— CHALLENGE —
Pictures within the data are to be left out; everything else must be reproduced exactly.

— PROVIDED DATA —
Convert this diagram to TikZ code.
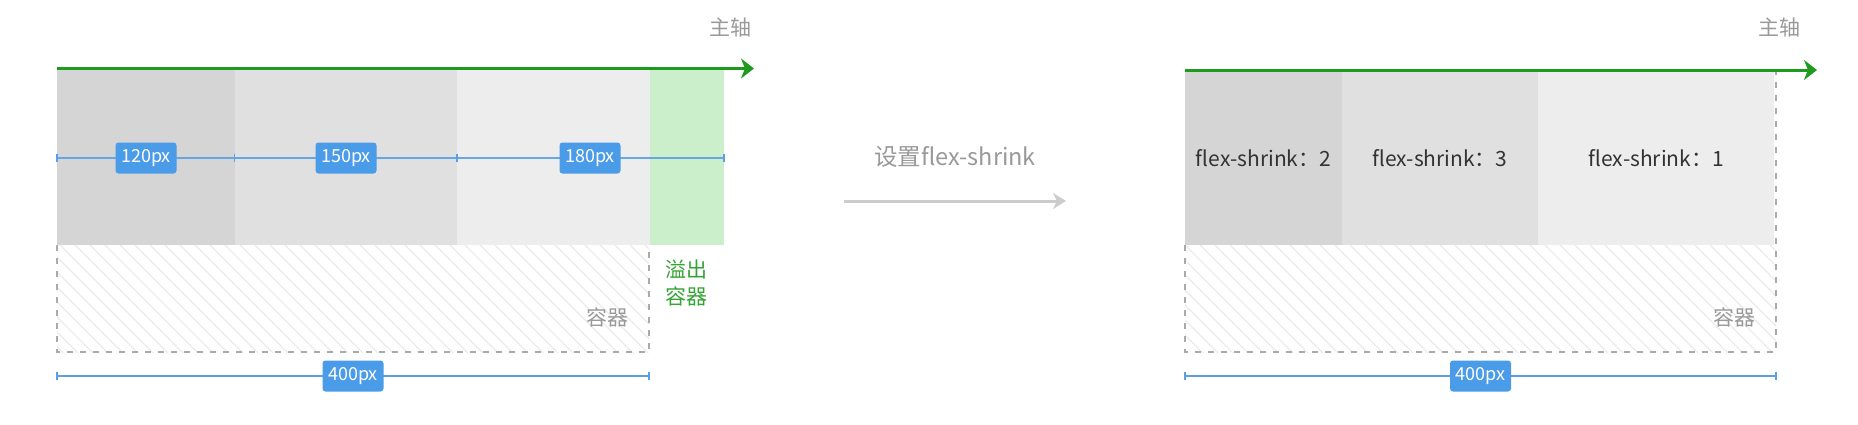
\documentclass[tikz,border=0pt]{standalone}
\usepackage{fontspec}
\setmainfont{Noto Sans CJK SC}
\usetikzlibrary{arrows.meta}
\definecolor{axisgreen}{HTML}{1E9A1E}
\definecolor{ovgreen}{HTML}{CBEFCA}
\definecolor{txtgreen}{HTML}{35A335}
\definecolor{dimblue}{HTML}{5A9FE6}
\definecolor{tagblue}{HTML}{4A9BE8}
\definecolor{boxa}{HTML}{D5D5D5}
\definecolor{boxb}{HTML}{E0E0E0}
\definecolor{boxc}{HTML}{EDEDED}
\definecolor{hatchgray}{HTML}{EAEAEA}
\definecolor{dashgray}{HTML}{AAAAAA}
\definecolor{labelgray}{HTML}{999999}
\definecolor{arrowgray}{HTML}{CCCCCC}
\definecolor{darktext}{HTML}{333333}
\begin{document}
\begin{tikzpicture}[x=1pt,y=-1pt,
  tag/.style={fill=tagblue, rounded corners=3pt, text=white, minimum width=61pt, minimum height=31pt, inner sep=0pt, font=\fontsize{18}{18}\selectfont},
  dimline/.style={draw=dimblue, line width=1.5pt},
  dimtick/.style={draw=dimblue, line width=1.5pt},
  mainaxis/.style={draw=axisgreen, line width=3pt, -{Stealth[length=13pt,width=20pt,inset=4pt]}},
  steparrow/.style={draw=arrowgray, line width=3pt, -{Stealth[length=13pt,width=16pt,inset=4pt]}},
  flexbox/.style={draw=none, inner sep=0pt, anchor=north west, minimum height=175pt},
  container/.style={draw=dashgray, line width=2pt, dash pattern=on 6pt off 7pt},
  hatchline/.style={draw=hatchgray, line width=1.3pt},
  graytext/.style={text=labelgray, font=\fontsize{21}{21}\selectfont, inner sep=0pt},
  greentext/.style={text=txtgreen, font=\fontsize{21}{27}\selectfont, inner sep=0pt, align=center},
  shrinktext/.style={text=darktext, font=\fontsize{21}{21}\selectfont},
]
\useasboundingbox (0,0) rectangle (1858,424);

% ---------------- LEFT DIAGRAM ----------------
% hatched container
\begin{scope}
  \clip (57,245) rectangle (649,352);
  \foreach \i in {-120,-105,...,660} \draw[hatchline] (\i,245) -- ++(110,110);
\end{scope}
\draw[container] (57,245) -- (57,352) -- (649,352) -- (649,245);

% flex items
\node[flexbox, fill=boxa, minimum width=177.7pt] (la) at (57,70) {};
\node[flexbox, fill=boxb, minimum width=222.3pt] (lb) at (234.7,70) {};
\node[flexbox, fill=boxc, minimum width=192.4pt] (lc) at (457,70) {};
\node[flexbox, fill=ovgreen, minimum width=74.6pt] (lov) at (649.4,70) {};

% main axis
\coordinate (laxs) at (57,68.5);
\coordinate (laxe) at (754,68.5);
\draw[mainaxis] (laxs) -- (laxe);
\node[graytext] (lmain) at (730,28) {主轴};

% item widths
\coordinate (ld0) at (57,158);
\coordinate (ld1) at (234.7,158);
\coordinate (ld2) at (457,158);
\coordinate (ld3) at (724,158);
\draw[dimline, opacity=0.9] (ld0) -- (ld3);
\foreach \c in {ld0,ld1,ld2,ld3} \draw[dimtick] ([yshift=-4pt]\c) -- ([yshift=4pt]\c);
\node[tag] (t120) at (146,158) {120px};
\node[tag] (t150) at (346,158) {150px};
\node[tag] (t180) at (590,158) {180px};

% labels
\node[graytext] (lcont) at (607,317) {容器};
\node[greentext] (lover) at (686,283.5) {溢出\\容器};

% container width
\coordinate (lw0) at (57,376);
\coordinate (lw1) at (649,376);
\draw[dimline] (lw0) -- (lw1);
\foreach \c in {lw0,lw1} \draw[dimtick] ([yshift=-4pt]\c) -- ([yshift=4pt]\c);
\node[tag] (t400l) at (353,376) {400px};

% ---------------- MIDDLE ----------------
\node[text=labelgray, font=\fontsize{23.5}{23.5}\selectfont, inner sep=0pt] (setlbl) at (955,157) {设置flex-shrink};
\coordinate (ms) at (844,201);
\coordinate (me) at (1066,201);
\draw[steparrow] (ms) -- (me);

% ---------------- RIGHT DIAGRAM ----------------
\begin{scope}
  \clip (1185,245) rectangle (1776,352);
  \foreach \i in {1050,1065,...,1790} \draw[hatchline] (\i,245) -- ++(110,110);
\end{scope}
\draw[container] (1185,245) -- (1185,352) -- (1776,352) -- (1776,70);

\node[flexbox, fill=boxa, minimum width=156.5pt] (ra) at (1185,70) {};
\node[flexbox, fill=boxb, minimum width=196.5pt] (rb) at (1341.5,70) {};
\node[flexbox, fill=boxc, minimum width=236pt] (rc) at (1538,70) {};
\node[shrinktext] at (ra.center) {flex-shrink：2};
\node[shrinktext] at (rb.center) {flex-shrink：3};
\node[shrinktext] at (rc.center) {flex-shrink：1};

\coordinate (raxs) at (1185,70);
\coordinate (raxe) at (1817,70);
\draw[mainaxis] (raxs) -- (raxe);
\node[graytext] (rmain) at (1779,28) {主轴};

\node[graytext] (rcont) at (1734,317) {容器};

\coordinate (rw0) at (1185,376);
\coordinate (rw1) at (1776,376);
\draw[dimline] (rw0) -- (rw1);
\foreach \c in {rw0,rw1} \draw[dimtick] ([yshift=-4pt]\c) -- ([yshift=4pt]\c);
\node[tag] (t400r) at (1480.5,376) {400px};
\end{tikzpicture}
\end{document}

— THE RESPONSE —
Convert this diagram to TikZ code.
\documentclass[tikz,border=0pt]{standalone}
\usepackage{fontspec}
\setmainfont{Noto Sans CJK SC}
\usetikzlibrary{arrows.meta}
\definecolor{axisgreen}{HTML}{1E9A1E}
\definecolor{ovgreen}{HTML}{CBEFCA}
\definecolor{txtgreen}{HTML}{35A335}
\definecolor{dimblue}{HTML}{5A9FE6}
\definecolor{tagblue}{HTML}{4A9BE8}
\definecolor{boxa}{HTML}{D5D5D5}
\definecolor{boxb}{HTML}{E0E0E0}
\definecolor{boxc}{HTML}{EDEDED}
\definecolor{hatchgray}{HTML}{EAEAEA}
\definecolor{dashgray}{HTML}{AAAAAA}
\definecolor{labelgray}{HTML}{999999}
\definecolor{arrowgray}{HTML}{CCCCCC}
\definecolor{darktext}{HTML}{333333}
\begin{document}
\begin{tikzpicture}[x=1pt,y=-1pt,
  tag/.style={fill=tagblue, rounded corners=3pt, text=white, minimum width=61pt, minimum height=31pt, inner sep=0pt, font=\fontsize{18}{18}\selectfont},
  dimline/.style={draw=dimblue, line width=1.5pt},
  dimtick/.style={draw=dimblue, line width=1.5pt},
  mainaxis/.style={draw=axisgreen, line width=3pt, -{Stealth[length=13pt,width=20pt,inset=4pt]}},
  steparrow/.style={draw=arrowgray, line width=3pt, -{Stealth[length=13pt,width=16pt,inset=4pt]}},
  flexbox/.style={draw=none, inner sep=0pt, anchor=north west, minimum height=175pt},
  container/.style={draw=dashgray, line width=2pt, dash pattern=on 6pt off 7pt},
  hatchline/.style={draw=hatchgray, line width=1.3pt},
  graytext/.style={text=labelgray, font=\fontsize{21}{21}\selectfont, inner sep=0pt},
  greentext/.style={text=txtgreen, font=\fontsize{21}{27}\selectfont, inner sep=0pt, align=center},
  shrinktext/.style={text=darktext, font=\fontsize{21}{21}\selectfont},
]
\useasboundingbox (0,0) rectangle (1858,424);

% ---------------- LEFT DIAGRAM ----------------
% hatched container
\begin{scope}
  \clip (57,245) rectangle (649,352);
  \foreach \i in {-120,-105,...,660} \draw[hatchline] (\i,245) -- ++(110,110);
\end{scope}
\draw[container] (57,245) -- (57,352) -- (649,352) -- (649,245);

% flex items
\node[flexbox, fill=boxa, minimum width=177.7pt] (la) at (57,70) {};
\node[flexbox, fill=boxb, minimum width=222.3pt] (lb) at (234.7,70) {};
\node[flexbox, fill=boxc, minimum width=192.4pt] (lc) at (457,70) {};
\node[flexbox, fill=ovgreen, minimum width=74.6pt] (lov) at (649.4,70) {};

% main axis
\coordinate (laxs) at (57,68.5);
\coordinate (laxe) at (754,68.5);
\draw[mainaxis] (laxs) -- (laxe);
\node[graytext] (lmain) at (730,28) {主轴};

% item widths
\coordinate (ld0) at (57,158);
\coordinate (ld1) at (234.7,158);
\coordinate (ld2) at (457,158);
\coordinate (ld3) at (724,158);
\draw[dimline, opacity=0.9] (ld0) -- (ld3);
\foreach \c in {ld0,ld1,ld2,ld3} \draw[dimtick] ([yshift=-4pt]\c) -- ([yshift=4pt]\c);
\node[tag] (t120) at (146,158) {120px};
\node[tag] (t150) at (346,158) {150px};
\node[tag] (t180) at (590,158) {180px};

% labels
\node[graytext] (lcont) at (607,317) {容器};
\node[greentext] (lover) at (686,283.5) {溢出\\容器};

% container width
\coordinate (lw0) at (57,376);
\coordinate (lw1) at (649,376);
\draw[dimline] (lw0) -- (lw1);
\foreach \c in {lw0,lw1} \draw[dimtick] ([yshift=-4pt]\c) -- ([yshift=4pt]\c);
\node[tag] (t400l) at (353,376) {400px};

% ---------------- MIDDLE ----------------
\node[text=labelgray, font=\fontsize{23.5}{23.5}\selectfont, inner sep=0pt] (setlbl) at (955,157) {设置flex-shrink};
\coordinate (ms) at (844,201);
\coordinate (me) at (1066,201);
\draw[steparrow] (ms) -- (me);

% ---------------- RIGHT DIAGRAM ----------------
\begin{scope}
  \clip (1185,245) rectangle (1776,352);
  \foreach \i in {1050,1065,...,1790} \draw[hatchline] (\i,245) -- ++(110,110);
\end{scope}
\draw[container] (1185,245) -- (1185,352) -- (1776,352) -- (1776,70);

\node[flexbox, fill=boxa, minimum width=156.5pt] (ra) at (1185,70) {};
\node[flexbox, fill=boxb, minimum width=196.5pt] (rb) at (1341.5,70) {};
\node[flexbox, fill=boxc, minimum width=236pt] (rc) at (1538,70) {};
\node[shrinktext] at (ra.center) {flex-shrink：2};
\node[shrinktext] at (rb.center) {flex-shrink：3};
\node[shrinktext] at (rc.center) {flex-shrink：1};

\coordinate (raxs) at (1185,70);
\coordinate (raxe) at (1817,70);
\draw[mainaxis] (raxs) -- (raxe);
\node[graytext] (rmain) at (1779,28) {主轴};

\node[graytext] (rcont) at (1734,317) {容器};

\coordinate (rw0) at (1185,376);
\coordinate (rw1) at (1776,376);
\draw[dimline] (rw0) -- (rw1);
\foreach \c in {rw0,rw1} \draw[dimtick] ([yshift=-4pt]\c) -- ([yshift=4pt]\c);
\node[tag] (t400r) at (1480.5,376) {400px};
\end{tikzpicture}
\end{document}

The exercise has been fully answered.